[Your instructions] Every line of the listing must be reproduced as it stands. Leave the images behind.

[Given data]
## start

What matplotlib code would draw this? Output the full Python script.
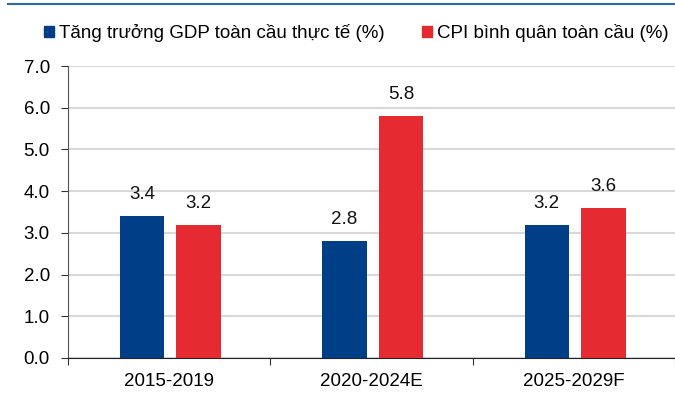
import numpy as np
import matplotlib
matplotlib.use('Agg')
import matplotlib.pyplot as plt
from matplotlib.lines import Line2D
from matplotlib.patches import Patch

plt.rcParams['font.family'] = ['Liberation Sans', 'DejaVu Sans']

# Data
categories = ['2015-2019', '2020-2024E', '2025-2029F']
gdp = [3.4, 2.8, 3.2]
cpi = [3.2, 5.8, 3.6]
gdp_labels = ['3.4', '2.8', '3.2']
cpi_labels = ['3.2', '5.8', '3.6']
series_names = ['Tăng trưởng GDP toàn cầu thực tế (%)', 'CPI bình quân toàn cầu (%)']

blue = '#003F87'
red = '#E62A32'
fs = 13.5

fig = plt.figure(figsize=(6.75, 4.07), dpi=100)
ax = fig.add_axes([0.1007, 0.1204, 0.9, 0.7174])

x = np.arange(len(categories))
w = 0.22
ax.bar(x - 0.135, gdp, w, color=blue, zorder=3)
ax.bar(x + 0.145, cpi, w, color=red, zorder=3)

for xi, v, s in zip(x - 0.135, gdp, gdp_labels):
    ax.annotate(s, (xi, v), xytext=(0, 12.2), textcoords='offset points',
                ha='center', va='baseline', fontsize=fs, color='#111111', zorder=4)
for xi, v, s in zip(x + 0.145, cpi, cpi_labels):
    ax.annotate(s, (xi, v), xytext=(0, 12.2), textcoords='offset points',
                ha='center', va='baseline', fontsize=fs, color='#111111', zorder=4)

ax.set_ylim(0, 7)
ax.set_xlim(-0.5, 2.5)
ax.set_yticks(np.arange(0, 7.5, 1))
ax.set_yticklabels(['{:.1f}'.format(v) for v in np.arange(0, 7.5, 1)], fontsize=fs)
ax.yaxis.grid(True, color='#d9d9d9', linewidth=1.5, zorder=0)

# category labels centered, ticks at boundaries
ax.set_xticks([-0.5, 0.5, 1.5, 2.5])
ax.set_xticklabels([])
ax.set_xticks(x, minor=True)
ax.set_xticklabels(categories, minor=True, fontsize=fs)
ax.tick_params(axis='x', which='minor', length=0, pad=11)
ax.tick_params(axis='x', which='major', length=5, color='#333333')
ax.tick_params(axis='y', length=5, color='#333333', pad=8)

for s in ['top', 'right']:
    ax.spines[s].set_visible(False)
ax.spines['left'].set_color('#555555')
ax.spines['bottom'].set_color('#222222')

# legend
handles = [Patch(color=blue), Patch(color=red)]
fig.legend(handles, series_names, loc='center left', bbox_to_anchor=(0.04, 0.918),
           ncol=2, frameon=False, fontsize=fs, handlelength=0.55, handleheight=0.55,
           handletextpad=0.25, columnspacing=2.0)

# blue rule at top
fig.add_artist(Line2D([0.012, 1.0], [0.99, 0.99], color='#2F67A8', linewidth=1.5))

plt.savefig('out.png', dpi=100)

## end

[Exercise result]
What matplotlib code would draw this? Output the full Python script.
import numpy as np
import matplotlib
matplotlib.use('Agg')
import matplotlib.pyplot as plt
from matplotlib.lines import Line2D
from matplotlib.patches import Patch

plt.rcParams['font.family'] = ['Liberation Sans', 'DejaVu Sans']

# Data
categories = ['2015-2019', '2020-2024E', '2025-2029F']
gdp = [3.4, 2.8, 3.2]
cpi = [3.2, 5.8, 3.6]
gdp_labels = ['3.4', '2.8', '3.2']
cpi_labels = ['3.2', '5.8', '3.6']
series_names = ['Tăng trưởng GDP toàn cầu thực tế (%)', 'CPI bình quân toàn cầu (%)']

blue = '#003F87'
red = '#E62A32'
fs = 13.5

fig = plt.figure(figsize=(6.75, 4.07), dpi=100)
ax = fig.add_axes([0.1007, 0.1204, 0.9, 0.7174])

x = np.arange(len(categories))
w = 0.22
ax.bar(x - 0.135, gdp, w, color=blue, zorder=3)
ax.bar(x + 0.145, cpi, w, color=red, zorder=3)

for xi, v, s in zip(x - 0.135, gdp, gdp_labels):
    ax.annotate(s, (xi, v), xytext=(0, 12.2), textcoords='offset points',
                ha='center', va='baseline', fontsize=fs, color='#111111', zorder=4)
for xi, v, s in zip(x + 0.145, cpi, cpi_labels):
    ax.annotate(s, (xi, v), xytext=(0, 12.2), textcoords='offset points',
                ha='center', va='baseline', fontsize=fs, color='#111111', zorder=4)

ax.set_ylim(0, 7)
ax.set_xlim(-0.5, 2.5)
ax.set_yticks(np.arange(0, 7.5, 1))
ax.set_yticklabels(['{:.1f}'.format(v) for v in np.arange(0, 7.5, 1)], fontsize=fs)
ax.yaxis.grid(True, color='#d9d9d9', linewidth=1.5, zorder=0)

# category labels centered, ticks at boundaries
ax.set_xticks([-0.5, 0.5, 1.5, 2.5])
ax.set_xticklabels([])
ax.set_xticks(x, minor=True)
ax.set_xticklabels(categories, minor=True, fontsize=fs)
ax.tick_params(axis='x', which='minor', length=0, pad=11)
ax.tick_params(axis='x', which='major', length=5, color='#333333')
ax.tick_params(axis='y', length=5, color='#333333', pad=8)

for s in ['top', 'right']:
    ax.spines[s].set_visible(False)
ax.spines['left'].set_color('#555555')
ax.spines['bottom'].set_color('#222222')

# legend
handles = [Patch(color=blue), Patch(color=red)]
fig.legend(handles, series_names, loc='center left', bbox_to_anchor=(0.04, 0.918),
           ncol=2, frameon=False, fontsize=fs, handlelength=0.55, handleheight=0.55,
           handletextpad=0.25, columnspacing=2.0)

# blue rule at top
fig.add_artist(Line2D([0.012, 1.0], [0.99, 0.99], color='#2F67A8', linewidth=1.5))

plt.savefig('out.png', dpi=100)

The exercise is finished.